Tune in to any channel and you’ll spot Macy’s kids jamming out in the gym to De La Soul’s 1989 classic, “Me Myself and I,” and H&M children looking dangerous on a basketball court with a backdrop of oversized boomboxes.

Rounding out this collection of creative kismet is a J.C. Penny commercial featuring a baby Britney Spears clone with a Cobain-style flannel wrapped around her waist, being driven around by none other than Fresh Prince of Bel-Air favorite Carlton Banks, aka Alfonso Ribeiro.

Giant boomboxes, waist-wrapped flannels, the Fresh Prince and Britney Spears — if you haven’t already solved the puzzle, the 90s are back in a big way. Sure, chokers, unstructured denim and Converse sneakers have permeated popular culture lately, but these back-to-school commercials share an eerily similar style of synchronized dancing and hollowed-out rhythms, which are heavily reminiscent of the early 90s hip-hop era.

Looking at all the bright Lisa Frank-ish colors and old-school dance moves, you’d be forgiven for thinking that you were watching miniaturized outtakes from Yo! MTV Raps. To sum up the ethos of these commercials, think early TLC, Digital Underground, Tag Team’s Whoomp! (There It Is) and Kris Kross’ iconic Jump, with the modern flair of Hot Cheetos & Takis thrown in for good measure.

While it may be tempting to wallow in sweet thoughts of hemp-braided chokers and neon slap bracelets, it’s important to remember that all this 90s navel gazing is being delivered to us on a silver platter by some very savvy marketers. CarlByrd&Co., the ad agency behind the Macy’s spot, is unapologetic about their vintage inspirations. The ad’s De La Soul aesthetic is a direct allusion to the group’s original video, which takes place in a classroom lined with rows of tiny desks. The Macy’s ad even features the slogan, “Get Back/Throwback” and is directed by iconic 90s music video director Nigel Dick.

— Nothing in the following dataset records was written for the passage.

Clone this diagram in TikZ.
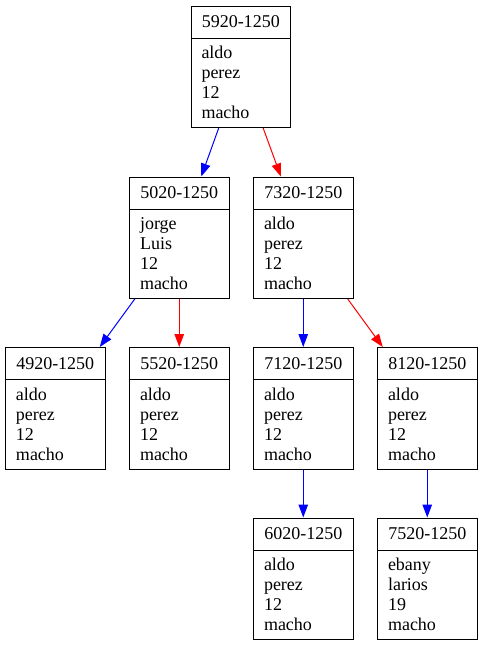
\documentclass[tikz,border=0pt]{standalone}
\usepackage{fontspec}
\setmainfont{Liberation Serif}
\usetikzlibrary{arrows.meta,shapes.multipart}

\newcommand{\ficha}[5]{\rule[-6pt]{0pt}{23pt}#1\nodepart{two}\rule{0pt}{16pt}#2\\#3\\#4\\#5\rule[-4.5pt]{0pt}{4.5pt}}

\begin{document}
\begin{tikzpicture}[x=1pt, y=-1pt,
		record/.style={draw, line width=1pt, rectangle split, rectangle split parts=2,
			rectangle split part align={center,left}, align=left,
			minimum width=99.5pt, inner xsep=10.5pt, inner ysep=4pt, anchor=north west,
			font=\fontsize{18}{20}\selectfont},
		izq/.style={blue, line width=1pt, -{Triangle[length=13pt,width=9.5pt]}},
		der/.style={red, line width=1pt, -{Triangle[length=13pt,width=9.5pt]}}]
	\useasboundingbox (0,0) rectangle (483,645);
	% nivel 0
	\node[record] (r5920) at (190.5,5.5) {\ficha{5920-1250}{aldo}{perez}{12}{macho}};
	% nivel 1
	\node[record] (r5020) at (129,176.5) {\ficha{5020-1250}{jorge}{Luis}{12}{macho}};
	\node[record] (r7320) at (253,176.5) {\ficha{7320-1250}{aldo}{perez}{12}{macho}};
	% nivel 2
	\node[record] (r4920) at (5,347) {\ficha{4920-1250}{aldo}{perez}{12}{macho}};
	\node[record] (r5520) at (129,347) {\ficha{5520-1250}{aldo}{perez}{12}{macho}};
	\node[record] (r7120) at (253,347) {\ficha{7120-1250}{aldo}{perez}{12}{macho}};
	\node[record] (r8120) at (377,347) {\ficha{8120-1250}{aldo}{perez}{12}{macho}};
	% nivel 3
	\node[record] (r6020) at (253,517.5) {\ficha{6020-1250}{aldo}{perez}{12}{macho}};
	\node[record] (r7520) at (377,517.5) {\ficha{7520-1250}{ebany}{larios}{19}{macho}};
	% aristas
	\draw[izq] (r5920) -- (r5020);
	\draw[der] (r5920) -- (r7320);
	\draw[izq] (r5020) -- (r4920);
	\draw[der] (r5020) -- (r5520);
	\draw[izq] (r7320) -- (r7120);
	\draw[der] (r7320) -- (r8120);
	\draw[izq] (r7120) -- (r6020);
	\draw[izq] (r8120) -- (r7520);
\end{tikzpicture}
\end{document}
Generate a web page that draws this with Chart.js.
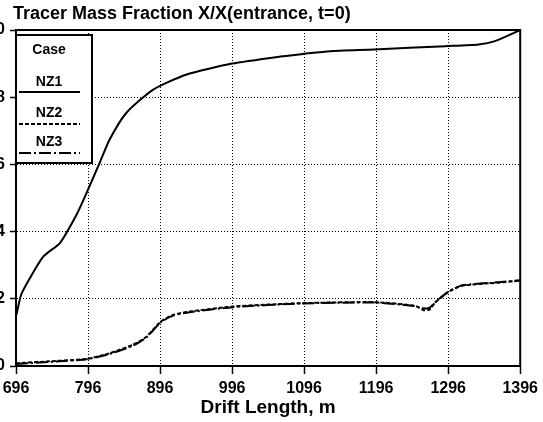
<!DOCTYPE html>
<html>
<head>
<meta charset="utf-8">
<script src="https://cdn.jsdelivr.net/npm/chart.js@4/dist/chart.umd.min.js"></script>
<style>
  html, body { margin: 0; padding: 0; background: #fff; overflow: hidden; }
  #wrap { position: relative; width: 543px; height: 422px; overflow: hidden; }
  /* canvas is a bit wider than the window so the y tick labels get clipped like in the scan */
  #tracerChart { position: absolute; left: -37px; top: 0; }
</style>
</head>
<body>
<div id="wrap"><canvas id="tracerChart" width="580" height="422"></canvas></div>
<script>
// Drift length (m) and tracer mass fraction
const nz1Length   = [696, 697, 704, 734, 757, 780, 794, 812, 826, 849, 886, 932, 996, 1063, 1096, 1132, 1193, 1292, 1338, 1361, 1396];
const nz1Fraction = [0.15, 0.157, 0.217, 0.326, 0.366, 0.45, 0.515, 0.604, 0.674, 0.753, 0.822, 0.867, 0.90, 0.921, 0.929, 0.937, 0.942, 0.952, 0.957, 0.967, 1.0];

const nz2Length   = [696, 743, 794, 826, 858, 877, 897, 914, 937, 997, 1093, 1195, 1250, 1262, 1270, 1278, 1296, 1315, 1365, 1396];
const nz2Fraction = [0.008, 0.014, 0.021, 0.038, 0.063, 0.087, 0.132, 0.152, 0.162, 0.177, 0.187, 0.19, 0.179, 0.166, 0.168, 0.189, 0.22, 0.239, 0.248, 0.254];

const nz3Length   = [696, 743, 794, 826, 858, 877, 897, 914, 937, 997, 1093, 1195, 1250, 1262, 1270, 1278, 1296, 1315, 1365, 1396];
const nz3Fraction = [0.006, 0.012, 0.02, 0.036, 0.06, 0.085, 0.13, 0.15, 0.16, 0.175, 0.186, 0.189, 0.178, 0.172, 0.173, 0.19, 0.221, 0.24, 0.249, 0.255];

const xTicks = [696, 796, 896, 996, 1096, 1196, 1296, 1396];
const yTicks = [0, 0.2, 0.4, 0.6, 0.8, 1.0];
const caseNames = ['NZ1', 'NZ2', 'NZ3'];

const chartTitle = 'Tracer Mass Fraction X/X(entrance, t=0)';
const xTitle = 'Drift Length, m';

function toPoints(xs, ys) {
    return xs.map((x, i) => ({ x: x, y: ys[i] }));
}

Chart.defaults.font.family = '"Liberation Sans", Arial, sans-serif';
Chart.defaults.color = '#000';

const lineStyle = {
    borderColor: '#000',
    borderWidth: 2,
    pointRadius: 0,
    fill: false,
    tension: 0.2
};

const dashes = [[], [4, 2], [12, 3, 2, 3]];

// frame, title and the boxed legend of the original figure
const decorations = {
    id: 'decorations',
    afterDatasetsDraw(chart) {
        const ctx = chart.ctx;
        const { left, top, right, bottom } = chart.chartArea;
        ctx.save();

        // frame round the plot
        ctx.strokeStyle = '#000';
        ctx.lineWidth = 2;
        ctx.setLineDash([]);
        ctx.strokeRect(left, top, right - left, bottom - top);

        // title
        ctx.fillStyle = '#000';
        ctx.font = 'bold 18px "Liberation Sans", Arial, sans-serif';
        ctx.textAlign = 'left';
        ctx.textBaseline = 'alphabetic';
        ctx.fillText(chartTitle, left - 3, top - 11);

        // legend box
        const bx = left, by = top + 5, bw = 76, bh = 128;
        ctx.fillStyle = '#fff';
        ctx.fillRect(bx, by, bw, bh);
        ctx.strokeRect(bx, by, bw, bh);

        ctx.fillStyle = '#000';
        ctx.font = 'bold 14px "Liberation Sans", Arial, sans-serif';
        ctx.textAlign = 'center';
        ctx.textBaseline = 'middle';
        const cx = left + 33;
        ctx.fillText('Case', cx, top + 20);
        const textY = [52, 83, 112];
        const lineY = [62, 94, 123];
        caseNames.forEach((name, i) => {
            ctx.fillText(name, cx, top + textY[i]);
            ctx.beginPath();
            ctx.setLineDash(dashes[i]);
            ctx.lineWidth = 2;
            ctx.moveTo(left + 3, top + lineY[i]);
            ctx.lineTo(left + 64, top + lineY[i]);
            ctx.stroke();
        });
        ctx.restore();
    }
};

const ctx = document.getElementById('tracerChart').getContext('2d');
new Chart(ctx, {
    type: 'line',
    data: {
        datasets: [
            Object.assign({ label: caseNames[0], data: toPoints(nz1Length, nz1Fraction), borderDash: dashes[0] }, lineStyle),
            Object.assign({ label: caseNames[1], data: toPoints(nz2Length, nz2Fraction), borderDash: dashes[1] }, lineStyle),
            Object.assign({ label: caseNames[2], data: toPoints(nz3Length, nz3Fraction), borderDash: dashes[2] }, lineStyle)
        ]
    },
    options: {
        responsive: false,
        animation: false,
        layout: { padding: { top: 30, right: 21, left: 0, bottom: 0 } },
        plugins: {
            legend: { display: false },
            title: { display: false },
            tooltip: { enabled: false }
        },
        scales: {
            x: {
                type: 'linear',
                min: xTicks[0],
                max: xTicks[xTicks.length - 1],
                afterBuildTicks(scale) {
                    scale.ticks = xTicks.map(v => ({ value: v }));
                },
                afterFit(scale) { scale.height = 56; },
                ticks: {
                    padding: 5,
                    maxRotation: 0,
                    autoSkip: false,
                    font: { size: 16, weight: 'bold' },
                    callback: v => String(v)
                },
                grid: {
                    color: '#000',
                    lineWidth: 1,
                    tickLength: 8,
                    tickWidth: 1.5,
                    tickColor: '#000',
                    tickBorderDash: []
                },
                border: { display: true, color: '#000', width: 2, dash: [1, 2] },
                title: {
                    display: true,
                    text: xTitle,
                    font: { size: 19, weight: 'bold' },
                    padding: { top: 0, bottom: 3 }
                }
            },
            y: {
                min: 0,
                max: 1,
                afterBuildTicks(scale) {
                    scale.ticks = yTicks.map(v => ({ value: v }));
                },
                afterFit(scale) { scale.width = 53; },
                ticks: {
                    padding: 5,
                    autoSkip: false,
                    font: { size: 16, weight: 'bold' },
                    callback: v => Number(v).toFixed(1)
                },
                grid: {
                    color: '#000',
                    lineWidth: 1,
                    tickLength: 6,
                    tickWidth: 1.5,
                    tickColor: '#000',
                    tickBorderDash: []
                },
                border: { display: true, color: '#000', width: 2, dash: [1, 2] }
            }
        }
    },
    plugins: [decorations]
});
</script>
</body>
</html>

Yes, the Clintons have returned and the airwaves were recently glutted with O.J. Simpson retrospectives, but these particular ads are aimed at the oldest Millennials — those of us who were born in the 80s, came of age in the 90s and are starting to have children in that coveted, back-to-school sweet spot. Perhaps some of the blame for these near-identical ads comes from the ad agencies themselves. As older Millennials advance in their careers and reach decision-making status, they may want to see themselves reflected through their work. Yet a more likely explanation may be that advertisers want to unspool our Trapper Keeper-filled memories with a vintage soundtrack that will get young parents to buy, buy, buy.

To market nostalgia for the masses, the only magic ingredient you need is time. Distance rounds out the rough edges, softens bad memories and coats everything with a hazy, Hypercolored glow. Marketers and ad agencies know exactly what they are doing mining these precious memories, which is why 90s nostalgia is suddenly cropping up everywhere in pop culture. From Full House and Gilmore Girls reboots to the return of the grunge aesthetic, everything old is new again, and perhaps we hunger for a simpler, more analog decade with fewer wars and bigger speakers. Just as advertisers cashed in on Beetle-hungry Baby Boomers and electronica-loving Gen Xers in the past, Millennials are poised to experience the first of many spins on marketing’s manufactured wheel of nostalgia.